Pension schemes will have the power to prevent transfers that raise concerns, but there’s a danger this will hurt savers.

The pension freedoms haven’t just given savers far more power over what happens with their pension funds, they’ve also been a source of incredible income for scammers.

Millions of pounds have been lost to scammers, who have targeted those approaching the age of 55 and tricking them into transferring their cash either into rival schemes which may not really exist or to invest in questionable assets.

The Department for Work & Pensions (DWP) has now put forward suggested new rules for pension schemes to follow when they get a request from one of their members, looking to move their money into a different pension scheme.

The idea is that this will help keep the scammers at bay, though some have warned there is a danger they go too far.

Common pension scams and how to stay safe

A new warning system

The DWP said that it was clear from its discussions with scheme trustees and managers that all too often they see a transfer request which has all the hallmarks of being part of a scam, but are powerless to intervene.

So it is adding a couple of additional steps to the process, to try to make it harder for these fraudsters.

Pension schemes will therefore be tasked with carrying out specific checks about the transfer.

The first step is asking whether the saver is moving to a ‘safe destination’ scheme, which includes the likes of master trusts, collective defined contribution schemes, and those operated by insurers.

If the scheme doesn’t meet that classification, then the second step involves establishing whether the saver can demonstrate a link to the scheme they are joining.

For example, if it’s an occupational scheme, can they prove an employment link? Or if it’s an overseas pension scheme, can they provide a residence link?

If the transfer doesn’t meet those requirements, then it goes to step three.

Now the pension scheme the saver is already with can ask the saver a list of set questions to see if there are any ‘amber’ or ‘red’ flags around the transfer which make it clearer that it may be a scam. 

The questions a scheme might ask include the following: 

  • Did someone advise or recommend that you consider a pension transfer?
  • Were you initially approached by e-mail, text, phone call, letter or through social media?
  • Who contacted you and how do you know them?
  • Was it someone offering independent advice or someone representing a firm that contacted you?
  • Are you aware of how your money will be used/invested?
  • Are any of your investments subject to an exit penalty if you wish to access or transfer the investments within an agreed period of time (for example within five or 10 years)?
  • Do you know what the costs and charges are for your new arrangement?
  • Are you working with an adviser or firm based outside the UK

If no flags are raised over the transfer it can go ahead, otherwise it is stopped.

If an amber flag is raised, then the pension scheme can suggest to the saver that they make an appointment to speak with Pension Wise.
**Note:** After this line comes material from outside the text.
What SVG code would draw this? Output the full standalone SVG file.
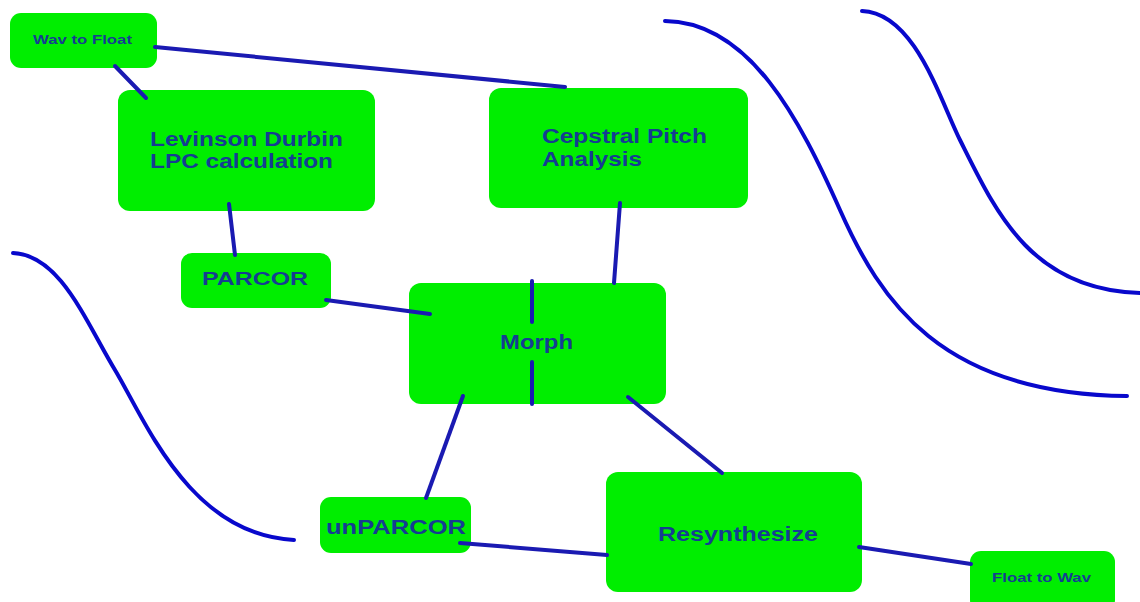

Unless that meeting takes place, with proof provided, then the transfer cannot be made.

It’s worth highlighting at this point that the suggested new rules are not going to be mandatory, so it will be up to individual pension schemes whether they follow them.

An ill-conceived idea

Obviously, it’s welcome that the government is trying to do something about the issue of pension fraud, and protect the money that people spend their lifetimes squirrelling away.

The trouble is that according to pension experts, the proposed measures are a swing and a miss.
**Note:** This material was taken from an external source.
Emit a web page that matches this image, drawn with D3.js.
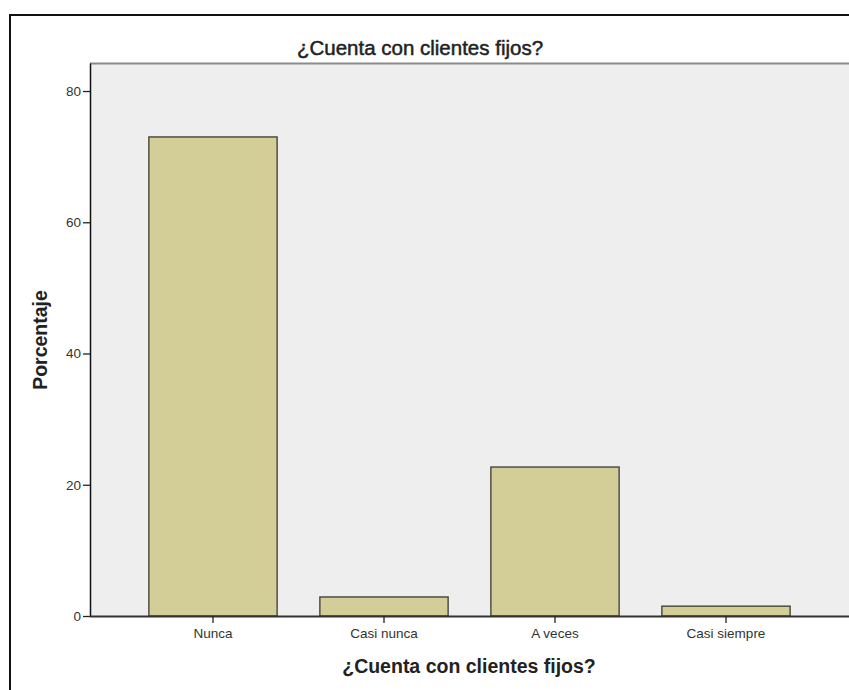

Andy Bell, chief executive of AJ Bell, described the proposals as “ill-conceived”, due to the somewhat arbitrary decision that all pension schemes run by insurers are inherently safe, which Bell argued meant that little had been learned from the Equitable Life scandal.
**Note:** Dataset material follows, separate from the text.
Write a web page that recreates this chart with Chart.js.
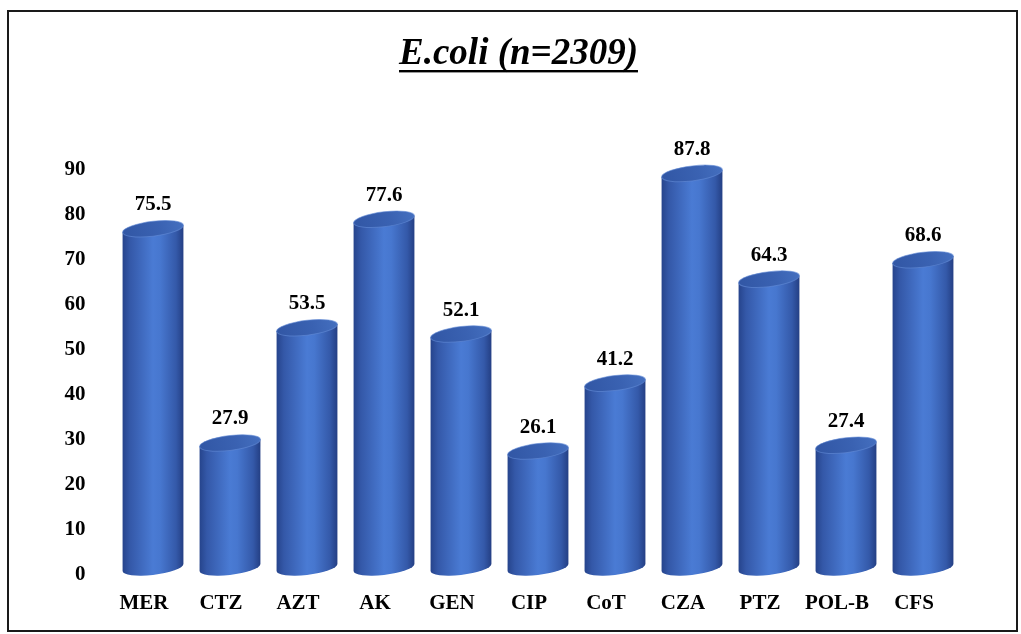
<!DOCTYPE html>
<html>
<head>
<meta charset="utf-8">
<script src="https://cdn.jsdelivr.net/npm/chart.js@4.4.1/dist/chart.umd.min.js"></script>
<style>
  html, body { margin: 0; padding: 0; background: #fff; }
  #wrap { width: 1021px; height: 634px; }
</style>
</head>
<body>
<div id="wrap"><canvas id="chart" width="1021" height="634"></canvas></div>
<script>
// Resistance rates (%) per antibiotic
const antibiotics = ['MER', 'CTZ', 'AZT', 'AK', 'GEN', 'CIP', 'CoT', 'CZA', 'PTZ', 'POL-B', 'CFS'];
const resistance = [75.5, 27.9, 53.5, 77.6, 52.1, 26.1, 41.2, 87.8, 64.3, 27.4, 68.6];
const titleText = 'E.coli (n=2309)';
const yMax = 90;
const yStep = 10;

const SERIF = '"Liberation Serif", "Times New Roman", serif';

// Frame, title and 3D cylinders drawn from the bar elements' geometry
const cylinderPlugin = {
  id: 'cylinders',
  beforeDraw(chart) {
    const ctx = chart.ctx;
    ctx.save();
    ctx.fillStyle = '#fff';
    ctx.fillRect(0, 0, chart.width, chart.height);
    ctx.strokeStyle = '#1a1a1a';
    ctx.lineWidth = 2;
    ctx.strokeRect(8, 11, 1009, 620);
    // title
    ctx.font = 'italic bold 37px ' + SERIF;
    ctx.fillStyle = '#000';
    ctx.textAlign = 'center';
    ctx.textBaseline = 'alphabetic';
    const cx = 518.5, by = 64;
    ctx.fillText(titleText, cx, by);
    const w = ctx.measureText(titleText).width;
    ctx.fillRect(cx - w / 2, by + 6, w, 2.4);
    ctx.restore();
  },
  afterDatasetsDraw(chart) {
    const ctx = chart.ctx;
    const meta = chart.getDatasetMeta(0);
    const ry = 7.5;
    const tilt = 3.5; // right side of each ellipse sits this much higher
    meta.data.forEach((bar, i) => {
      const x = bar.x, top = bar.y, base = bar.base;
      const rx = bar.width / 2;
      const k = tilt / rx;
      const tc = top - ry + 1, bc = base - ry;
      ctx.save();
      ctx.translate(x, 0);
      ctx.transform(1, -k, 0, 1, 0, 0);
      // body
      const g = ctx.createLinearGradient(-rx, 0, rx, 0);
      g.addColorStop(0, '#26448c');
      g.addColorStop(0.12, '#3458a8');
      g.addColorStop(0.5, '#4a7bd4');
      g.addColorStop(0.62, '#4777cf');
      g.addColorStop(0.88, '#3459a9');
      g.addColorStop(1, '#243f84');
      ctx.beginPath();
      ctx.moveTo(-rx, tc);
      ctx.lineTo(-rx, bc);
      ctx.ellipse(0, bc, rx, ry, 0, Math.PI, 0, true);
      ctx.lineTo(rx, tc);
      ctx.closePath();
      ctx.fillStyle = g;
      ctx.fill();
      // top cap
      const gt = ctx.createLinearGradient(-rx, tc + ry, rx, tc - ry);
      gt.addColorStop(0, '#3156a4');
      gt.addColorStop(0.6, '#3a62b2');
      gt.addColorStop(1, '#4570c0');
      ctx.beginPath();
      ctx.ellipse(0, tc, rx, ry, 0, 0, Math.PI * 2);
      ctx.fillStyle = gt;
      ctx.fill();
      ctx.strokeStyle = 'rgba(100,140,215,0.6)';
      ctx.lineWidth = 1;
      ctx.stroke();
      ctx.restore();
      // value label
      ctx.save();
      ctx.font = 'bold 21px ' + SERIF;
      ctx.fillStyle = '#000';
      ctx.textAlign = 'center';
      ctx.textBaseline = 'alphabetic';
      ctx.fillText(resistance[i].toFixed(1), x, top - 25);
      ctx.restore();
    });
  }
};

new Chart(document.getElementById('chart'), {
  type: 'bar',
  data: {
    labels: antibiotics,
    datasets: [{
      data: resistance,
      backgroundColor: 'rgba(0,0,0,0)',
      borderWidth: 0,
      categoryPercentage: 1,
      barPercentage: 0.79
    }]
  },
  options: {
    responsive: false,
    animation: false,
    layout: { padding: { left: 20, right: 59.5, top: 170, bottom: 20 } },
    plugins: {
      legend: { display: false },
      tooltip: { enabled: false },
      title: { display: false }
    },
    scales: {
      x: {
        grid: { display: false, drawTicks: false },
        border: { display: false },
        ticks: {
          color: '#000',
          font: { family: SERIF, size: 21, weight: 'bold' },
          padding: 16,
          labelOffset: -9,
          maxRotation: 0,
          autoSkip: false
        },
        afterFit(s) { s.height = 39; }
      },
      y: {
        min: 0,
        max: yMax,
        grid: { display: false, drawTicks: false },
        border: { display: false },
        ticks: {
          stepSize: yStep,
          color: '#000',
          font: { family: SERIF, size: 21, weight: 'bold' },
          padding: 29
        },
        afterFit(s) { s.width = 94.5; }
      }
    }
  },
  plugins: [cylinderPlugin]
});
</script>
</body>
</html>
He warned that if pension schemes take a safety-first approach, and ask questions of every transfer to a scheme not classified as a safe destination, then it risks pushing transfers “back into the dark ages” as perfectly acceptable transfers will end up being delayed, if not ditched entirely.

Bell continued: “The DWP should abandon the idea of a safe destination list completely and focus on the original intent of these rules, which was ensuring providers have adequate processes and controls in place to spot the red and amber flags, so as they can direct consumers towards Pension Wise or stop the transfer if it is in their best interests. 

"Whether the schemes are on an arbitrary list is irrelevant for consumer protection.”

Bell is certainly not alone in raising these concerns either. Andrew Tully, technical director at Canada Life, cautioned against new measures that cause “undue delays” to legitimate transfers, noting that the industry has worked hard to get turnaround times down, while Ian Browne, pensions expert at Quilter, noted that there was a “delicate balance” needed so that the majority of safe transfers were not impacted, while limited the risk of scams.

The consultation runs for the next couple of weeks, so we should soon see whether the Government has taken that feedback on board.